Точно такую же картину создал Диодор, повествуя о том, как в 409 году до н. э. карфагеняне захватили после изнурительного боя греческую колонию Селинунт на Сицилии: «Селинунтяне… столпившись у входов в узкие переулки, старались запереть улицы… Долгое время карфагенянам приходилось худо, так как они не могли оцепить селинунтян в узких переулках, - сделать это мешали им стены домов…» и т. д. Любопытно, что Платон, героизировавший архаическое прошлое, возводит в принцип именно эту архаическую систему: «…если уже нужны людям какие-нибудь стены, то надо с самого начала, при постройке домов так располагать частные жилища, чтобы весь город представлял одну сплошную стену; при этом благоограждением будет служить соответствие и сходство всех домов, выходящих на улицу. Приятно было бы видеть город, имеющий облик единого дома…» Ученик и оппонент Платона Аристотель, занятый не столько сочинением идеала, сколько изучением сущего, не без сожаления констатирует переход к новой модели общежития и заодно лишний раз подтверждает живучесть архаической общественной организации в пространстве. В самом деле:
«Расположение частных домов считается более красивым и более отвечающим жизненным нуждам, когда улицы идут прямо, по-новейшему, то есть по Гипподамову способу. Однако для безопасности в военном отношении, наоборот, лучше тот способ планировчи города, какой существовал в старину… Так как все граждане должны быть поделены на сисситии (обеденные товарищества, подчеркивающие связанность кровников, не только родственников, но и побратимов; они не только соседи по кварталу, но и воины одного подразделения! - В. Г.), так как с другой стороны, придется снабдить стены в удобных для того местах сторожевыми пунктами и башнями, то сама собою напрашивается мысль устроить некоторые из этих сисситии именно в этих пунктах».

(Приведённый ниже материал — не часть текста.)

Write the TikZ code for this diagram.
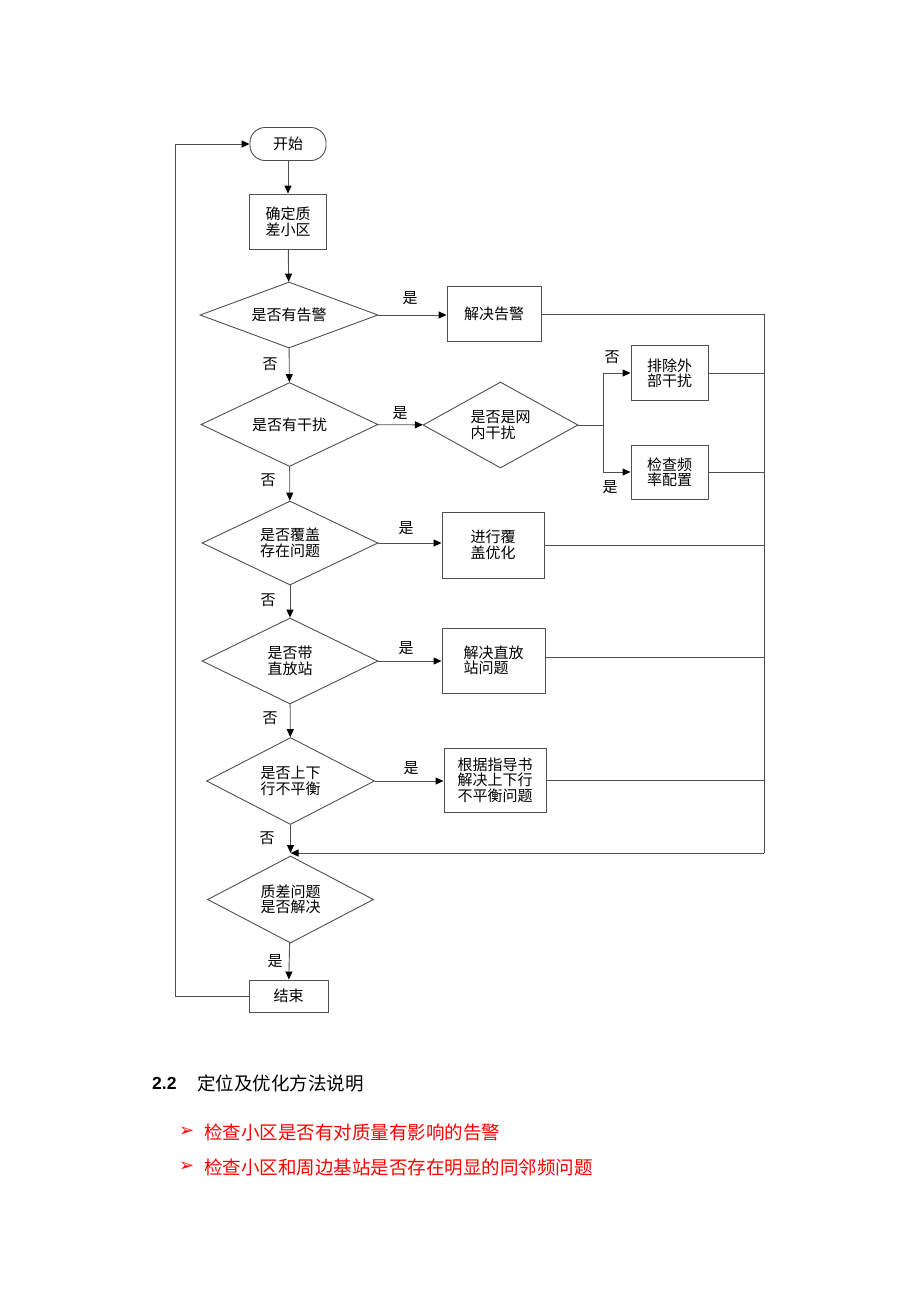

Мы несколько задержались на древнегреческом материале, но он чрезвычайно важен для понимания дальнейшего: тысячелетия жизнь и пространственная организация квартала была, в первую очередь, следствием оборонных задач города как социального целого - если городское ополчение, а не армия, подчиненная центральной администрации, было призвано обеспечить безопасность всех горожан. Из текстов историков следует, однако, что медленно, но все же упорно сквозь прежнюю структуру кровно-родственных связей соседей прорастала новая, сопряженная с имущественным неравенством горожан. Богатейшие из них (они составляли конницу города, так как только богатейшие могли за свой счет приобрести боевого коня, упряжь и соответствующее оружие, панцырь, выставить оруженосца и пр.) начали сосредоточиваться поблизости от главной торговой площади города. Начался процесс дифференциации центра и периферии городов.
Римские города проходят примерно ту же эволюцию, но, сохраняя множество архаических черт, они проводят ее существенно дальше. Сначала - преимущество кровно-родственных связей, сплачивающих жителей кварталов. Позже все более интенсивное перемешивание населения, ускоренное многократно и широко распространенной практикой отпускать (чаще всего по завещанию) на волю рабов, становившихся вольноотпущенниками и нередко богачами, подобно герою Петрония Трималхиону. Отсюда повышение роли выборных квартальных «старост», а по мере утверждения императорской власти - сохранение внешней формы выборов, результат которых был, как правило, предрешен.
Уже Август, по словам Светония, «Все пространство Рима разделил на районы и кварталы; над первыми, согласно его установлению, надзирали ежегодные магистраты, распределявшие между собой обязанности по жребию, над вторыми - особые должностные лица, избиравшиеся из обывателей, каждого квартала…». Цитировавшийся нами Марциал находил достойное похвалы и в деятельности императора Домициана (правил с 81 по 96 год н. э.), в адрес которого ни один из римских историков не написал доброго слова:
«Прежде весь Рим захватывал лавочник наглый
И загораживал вход в каждый из наших домов.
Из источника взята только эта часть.